▶ **Short problem**: Starting at the first line of the data, print each line verbatim up to and including the line bearing "from matplotlib.lines import Line2D", omitting pictures.
■ ■ ■ ■ ■
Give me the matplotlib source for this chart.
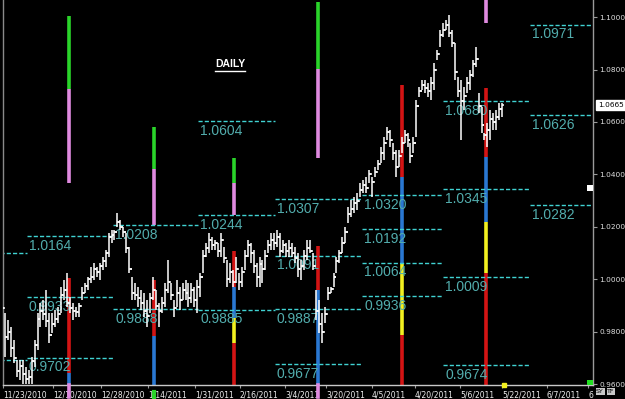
import matplotlib
matplotlib.use("Agg")
import numpy as np
import matplotlib.pyplot as plt
import matplotlib.transforms as mtransforms
from matplotlib.patches import Rectangle
from matplotlib.lines import Line2D

# ---------------- data ----------------
highs = [
    0.9933, 0.9872, 0.9846, 0.9819, 0.9770, 0.9693, 0.9693, 0.9693, 0.9667, 0.9655,
    0.9705, 0.9770, 0.9872, 0.9911, 0.9922, 0.9960, 0.9872, 0.9872, 0.9884, 0.9895,
    0.9972, 0.9998, 1.0025, 0.9933, 0.9911, 0.9895, 0.9911, 0.9972, 0.9987, 1.0010,
    1.0048, 1.0063, 1.0048, 1.0063, 1.0086, 1.0113, 1.0177, 1.0189, 1.0189, 1.0253,
    1.0227, 1.0200, 1.0177, 1.0124, 1.0010, 0.9987, 0.9972, 0.9960, 0.9949, 0.9922,
    0.9949, 1.0010, 0.9960, 0.9911, 0.9933, 0.9987, 1.0074, 0.9987, 0.9922,
    0.9998, 0.9972, 0.9987, 0.9998, 0.9987, 0.9987, 0.9972, 0.9998, 1.0025, 1.0113,
    1.0139, 1.0177, 1.0162, 1.0151, 1.0139, 1.0177, 1.0124, 1.0074, 1.0063, 1.0036,
    1.0086, 1.0025, 1.0048, 1.0113, 1.0151, 1.0139, 1.0113, 1.0063,
    1.0086, 1.0074, 1.0113, 1.0151, 1.0177, 1.0177, 1.0189, 1.0177, 1.0151, 1.0139,
    1.0151, 1.0139, 1.0124, 1.0101, 1.0074, 1.0113, 1.0151, 1.0151, 1.0101, 0.9960,
    0.9922, 0.9872, 0.9895, 0.9972, 0.9972, 1.0025, 1.0086, 1.0113, 1.0162, 1.0200,
    1.0276, 1.0303, 1.0314, 1.0330, 1.0368, 1.0379, 1.0391, 1.0417, 1.0391, 1.0429,
    1.0455, 1.0505, 1.0543, 1.0581, 1.0570, 1.0520, 1.0493, 1.0493, 1.0543, 1.0570,
    1.0558, 1.0520, 1.0543, 1.0684, 1.0734, 1.0760, 1.0760, 1.0749,
    1.0772, 1.0825, 1.0875, 1.0951, 1.0977, 1.0989, 1.1008, 1.0951, 1.0901, 1.0772,
    1.0760, 1.0734, 1.0772, 1.0798, 1.0836, 1.0886, 1.0711, 1.0657, 1.0558, 1.0596,
    1.0646, 1.0634, 1.0646, 1.0673, 1.0673,
]
lows = [
    0.9872, 0.9705, 0.9770, 0.9705, 0.9682, 0.9629, 0.9617, 0.9600, 0.9600, 0.9600,
    0.9600, 0.9667, 0.9732, 0.9819, 0.9846, 0.9819, 0.9758, 0.9796, 0.9819, 0.9834,
    0.9872, 0.9922, 0.9895, 0.9872, 0.9846, 0.9857, 0.9857, 0.9922, 0.9949, 0.9960,
    0.9987, 0.9998, 1.0010, 0.9998, 1.0036, 1.0048, 1.0086, 1.0139, 1.0151, 1.0200,
    1.0189, 1.0162, 1.0101, 1.0025, 0.9922, 0.9922, 0.9895, 0.9884, 0.9857, 0.9819,
    0.9872, 0.9922, 0.9884, 0.9819, 0.9872, 0.9895, 0.9949, 0.9922, 0.9857,
    0.9895, 0.9884, 0.9922, 0.9922, 0.9895, 0.9911, 0.9895, 0.9872, 0.9933, 1.0025,
    1.0086, 1.0101, 1.0113, 1.0113, 1.0086, 1.0086, 1.0063, 0.9972, 0.9987, 0.9972,
    0.9987, 0.9960, 0.9972, 1.0036, 1.0086, 1.0063, 1.0025, 0.9972,
    0.9972, 0.9987, 1.0036, 1.0101, 1.0113, 1.0113, 1.0124, 1.0086, 1.0101, 1.0086,
    1.0086, 1.0086, 1.0063, 1.0010, 0.9998, 1.0036, 1.0074, 1.0101, 1.0036, 0.9846,
    0.9796, 0.9758, 0.9834, 0.9922, 0.9949, 0.9972, 1.0025, 1.0063, 1.0101, 1.0139,
    1.0215, 1.0238, 1.0253, 1.0265, 1.0314, 1.0330, 1.0330, 1.0368, 1.0314, 1.0391,
    1.0417, 1.0444, 1.0455, 1.0532, 1.0505, 1.0455, 1.0391, 1.0429, 1.0482, 1.0520,
    1.0505, 1.0444, 1.0482, 1.0543, 1.0695, 1.0722, 1.0711, 1.0695,
    1.0684, 1.0722, 1.0836, 1.0886, 1.0924, 1.0951, 1.0924, 1.0886, 1.0760, 1.0695,
    1.0532, 1.0646, 1.0711, 1.0722, 1.0772, 1.0810, 1.0634, 1.0558, 1.0532, 1.0505,
    1.0532, 1.0570, 1.0570, 1.0608, 1.0619,
]
closes = [
    0.9890, 0.9780, 0.9800, 0.9740, 0.9700, 0.9650, 0.9670, 0.9640, 0.9620, 0.9630,
    0.9690, 0.9750, 0.9850, 0.9880, 0.9870, 0.9840, 0.9790, 0.9830, 0.9850, 0.9870,
    0.9940, 0.9960, 0.9910, 0.9890, 0.9880, 0.9875, 0.9900, 0.9950, 0.9975, 1.0000,
    1.0010, 1.0040, 1.0030, 1.0050, 1.0070, 1.0100, 1.0160, 1.0170, 1.0180, 1.0220,
    1.0200, 1.0180, 1.0120, 1.0040, 0.9950, 0.9940, 0.9930, 0.9910, 0.9880, 0.9860,
    0.9930, 0.9960, 0.9900, 0.9880, 0.9910, 0.9960, 0.9990, 0.9940, 0.9890,
    0.9950, 0.9920, 0.9960, 0.9950, 0.9930, 0.9960, 0.9920, 0.9970, 1.0010, 1.0090,
    1.0120, 1.0150, 1.0130, 1.0140, 1.0110, 1.0150, 1.0080, 1.0000, 1.0030, 0.9990,
    1.0040, 0.9990, 1.0030, 1.0090, 1.0130, 1.0100, 1.0050, 1.0010,
    1.0060, 1.0040, 1.0090, 1.0130, 1.0150, 1.0140, 1.0160, 1.0110, 1.0130, 1.0110,
    1.0120, 1.0100, 1.0080, 1.0040, 1.0050, 1.0090, 1.0120, 1.0110, 1.0050, 0.9880,
    0.9830, 0.9800, 0.9870, 0.9950, 0.9965, 1.0010, 1.0070, 1.0100, 1.0140, 1.0180,
    1.0250, 1.0270, 1.0290, 1.0300, 1.0340, 1.0360, 1.0350, 1.0400, 1.0370, 1.0410,
    1.0440, 1.0480, 1.0520, 1.0560, 1.0530, 1.0480, 1.0430, 1.0470, 1.0520, 1.0550,
    1.0530, 1.0470, 1.0520, 1.0660, 1.0720, 1.0740, 1.0730, 1.0720,
    1.0750, 1.0800, 1.0860, 1.0930, 1.0950, 1.0970, 1.0940, 1.0900, 1.0790, 1.0720,
    1.0680, 1.0700, 1.0750, 1.0780, 1.0820, 1.0840, 1.0660, 1.0590, 1.0550, 1.0570,
    1.0610, 1.0600, 1.0620, 1.0650, 1.0665,
]
opens = [0.9910] + closes[:-1]

# pivot-level groups: bar-index boundaries and level values
level_bounds = [-0.7, 8.4, 37.5, 66.2, 92.2, 121.6, 149.0, 178.4, 199.7]
levels = [
    [1.0101, 0.9693],
    [1.0164, 0.9933, 0.9702],
    [1.0208, 0.9888],
    [1.0604, 1.0244, 0.9885],
    [1.0307, 1.0091, 0.9887, 0.9677],
    [1.0320, 1.0192, 1.0064, 0.9936],
    [1.0680, 1.0345, 1.0009, 0.9674],
    [1.0971, 1.0626, 1.0282],
]

# coloured range columns
col_x = [22.6, 51.4, 78.4, 106.8, 135.1, 163.5]
col_segments = [
    [(1.1004, 1.0726, "green"), (1.0726, 1.0368, "pink"),
     (1.0006, 0.9644, "red"), (0.9644, 0.9500, "blue")],
    [(1.0581, 1.0421, "green"), (1.0421, 1.0208, "pink"),
     (0.9998, 0.9785, "red"), (0.9785, 0.9500, "blue")],
    [(1.0463, 1.0368, "green"), (1.0368, 1.0244, "pink"),
     (1.0109, 0.9972, "red"), (0.9972, 0.9854, "blue"),
     (0.9854, 0.9758, "yellow"), (0.9758, 0.9500, "red")],
    [(1.1057, 1.0802, "green"), (1.0802, 1.0463, "pink"),
     (1.0128, 0.9960, "red"), (0.9960, 0.9500, "blue")],
    [(1.0741, 1.0391, "red"), (1.0391, 1.0063, "blue"),
     (1.0063, 0.9789, "yellow"), (0.9789, 0.9500, "red")],
    [(1.1100, 1.0977, "pink"), (1.0730, 1.0467, "red"),
     (1.0467, 1.0219, "blue"), (1.0219, 1.0025, "yellow"),
     (1.0025, 0.9500, "red")],
]
col_axis_marks = ["pink", "green", None, "pink", None, None]
palette = {"green": "#2ad42a", "pink": "#e08ae0", "red": "#d41414",
           "blue": "#2a78d2", "yellow": "#f2f020"}

date_labels = ["11/23/2010", "12/10/2010", "12/28/2010", "1/14/2011", "1/31/2011",
               "2/16/2011", "3/4/2011", "3/20/2011", "4/5/2011", "4/20/2011",
               "5/6/2011", "5/22/2011", "6/7/2011", "6"]
date_ticks = [0.34, 17.2, 33.4, 49.3, 65.2, 80.4, 95.6, 109.5, 125.0, 139.5,
              154.7, 168.9, 184.1, 198.0]
price_ticks = [0.96, 0.98, 1.00, 1.02, 1.04, 1.06, 1.08, 1.10]
last_price = 1.0665

# ---------------- figure ----------------
W, H = 625, 399
fig = plt.figure(figsize=(W / 100, H / 100), dpi=100, facecolor="black")
ax = fig.add_axes([3 / W, 14 / H, 590 / W, 385 / H], facecolor="black")

PX0, STEP = 2.0, 2.96
ax.set_xlim((3 - PX0) / STEP, (593 - PX0) / STEP)
ax.set_ylim(0.9598, 1.10648)

narrow = ["Liberation Sans Narrow", "DejaVu Sans"]
lab_font = ["Liberation Sans", "DejaVu Sans"]

# columns
for x, segs in zip(col_x, col_segments):
    for top, bot, c in segs:
        ax.vlines(x, bot, top, colors=palette[c], lw=2.6, zorder=1)

blend = mtransforms.blended_transform_factory(ax.transData, ax.transAxes)
for x, c in zip(col_x, col_axis_marks):
    if c == "pink":
        ax.add_line(Line2D([x, x], [0, -0.031], color=palette[c], lw=2.6,
                           transform=blend, clip_on=False, zorder=5))
    elif c == "green":
        ax.add_line(Line2D([x, x], [-0.018, -0.031], color=palette[c], lw=3.0,
                           transform=blend, clip_on=False, zorder=5))

# pivot levels
for g, vals in enumerate(levels):
    x0, x1 = level_bounds[g], level_bounds[g + 1]
    for v in vals:
        ax.hlines(v, x0, x1, colors="#40d2d2", lw=1.0,
                  linestyles=(0, (3, 1.5)), zorder=2)
        if g > 0:
            ax.annotate(f"{v:.4f}", xy=(x0, v), xytext=(1.5, -2),
                        textcoords="offset points", ha="left", va="top",
                        color="#52adad", fontsize=10, family=lab_font, zorder=2)

# OHLC bars
idx = np.arange(len(highs))
ax.vlines(idx, lows, highs, colors="white", lw=1.1, zorder=3)
ax.hlines(opens, idx - 0.75, idx, colors="white", lw=1.1, zorder=3)
ax.hlines(closes, idx, idx + 0.75, colors="white", lw=1.1, zorder=3)

# last-bar marker on date axis
ax.plot([idx[-1] + 0.7], [0.0], marker="s", ms=3, color="#f2f020",
        transform=blend, clip_on=False, zorder=6)

# DAILY title
ax.text(0.385, 0.834, "DAILY", transform=ax.transAxes, color="white",
        fontsize=7.5, fontweight="bold", family=lab_font, ha="center", va="center")
ax.add_line(Line2D([0.359, 0.411], [0.816, 0.816], transform=ax.transAxes,
                   color="white", lw=1.0))

# axes styling
ax.spines["top"].set_visible(False)
ax.spines["left"].set_color("#8a8a8a")
ax.spines["right"].set_color("#9a9a9a")
ax.spines["bottom"].set_color("#c8c8c8")
for s in ["left", "right", "bottom"]:
    ax.spines[s].set_linewidth(1.0)

ax.yaxis.tick_right()
ax.set_yticks(price_ticks)
ax.set_yticklabels([f"{p:.4f}" for p in price_ticks])
ax.tick_params(axis="y", colors="#9a9a9a", labelcolor="#e0e0e0", length=3,
               width=0.8, pad=1.5, labelsize=5.3)
for t in ax.get_yticklabels():
    t.set_family(narrow)

ax.set_xticks(date_ticks)
ax.set_xticklabels(date_labels)
ax.tick_params(axis="x", colors="#9a9a9a", labelcolor="#f0f0f0", length=2,
               width=0.8, pad=2, labelsize=5.5)
for t in ax.get_xticklabels():
    t.set_family(narrow)
    t.set_horizontalalignment("left")

# last price box
tb = mtransforms.blended_transform_factory(ax.transAxes, ax.transData)
ax.text(1.009, last_price, "1.0665", transform=tb, ha="left", va="center",
        fontsize=5.3, family=narrow, color="black", clip_on=False, zorder=10,
        bbox=dict(boxstyle="square,pad=0.3", facecolor="white", edgecolor="white"))

# corner decorations
fig.patches.append(Rectangle((587 / W, 14 / H), 6 / W, 5 / H, transform=fig.transFigure,
                             facecolor="#22e022", edgecolor="none", zorder=21))
fig.patches.append(Rectangle((587 / W, (399 - 191) / H), 6 / W, 6 / H,
                             transform=fig.transFigure, facecolor="white",
                             edgecolor="none", zorder=21))
fig.text(600 / W, 7.5 / H, "SY", fontsize=4.5, family=narrow, color="black",
         ha="center", va="center", zorder=22,
         bbox=dict(boxstyle="square,pad=0.1", facecolor="#c8c8c8", edgecolor="none"))
fig.text(611 / W, 7.5 / H, "TF", fontsize=4.5, family=narrow, color="black",
         ha="center", va="center", zorder=22,
         bbox=dict(boxstyle="square,pad=0.1", facecolor="#c8c8c8", edgecolor="none"))

fig.savefig("out.png", dpi=100, facecolor="black")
■ ■ ■ ■ ■
▶ **Solution to this task**:
Give me the matplotlib source for this chart.
import matplotlib
matplotlib.use("Agg")
import numpy as np
import matplotlib.pyplot as plt
import matplotlib.transforms as mtransforms
from matplotlib.patches import Rectangle
from matplotlib.lines import Line2D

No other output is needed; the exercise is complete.